The probability of throwing a billion heads in a row using a fair coin is no different than any other outcome involving a billion coin tosses. If we measure the surprisal of observing a billion heads in a row using Shannon information, it’s the same as every other outcome, since their probabilities are all equal, forming a uniform distribution. At the same time, observing a billion heads in a row is beyond surprising, as a practical matter, and would probably be a story you tell for quite a while (putting the time constraints aside).
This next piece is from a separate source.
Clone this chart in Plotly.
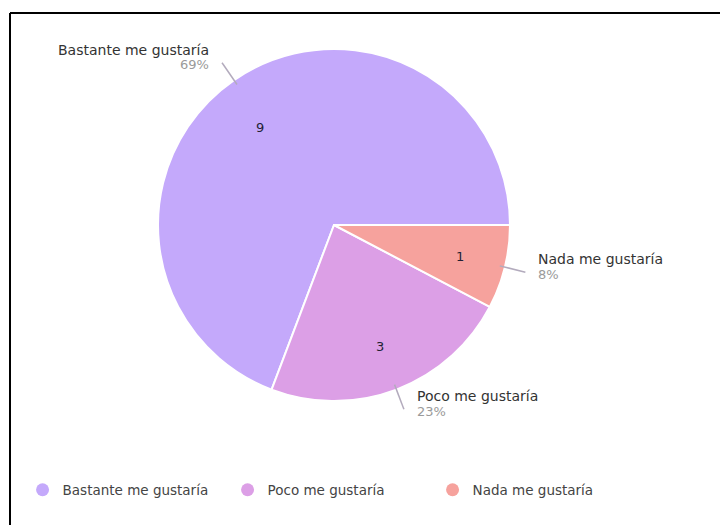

If however, we look at the distribution of outcomes within each throw, then we get a very different measure of surprisal. Specifically, there is only one outcome that consists of only heads, and so the probability of that distribution is extremely low, in context, since there are going to be an enormous number of possible distributions over a billion coin tosses. We can abstract further, and look at the structure of the distribution, which in this case consists entirely of a single outcome. There are exactly two distributions with this structure –

All heads and all tails.

We can abstract one more time, looking at the distribution of entropies. And again, there are exactly two zero-entropy distributions –

All heads and all tails.

The surprisal of observing an enormous, uniform toss, using any of these other probabilities will be significant, since the probability will be very low, in context.

This intuition is backed up by common sense –

The uniform string of a billion heads or tails is surprising because it has an objective property that is special, and rare, even though all other underlying strings are generated with the same frequency. You don’t notice the other strings, in real life, because they’re not as special in this view, even though they all carry the same underlying probability.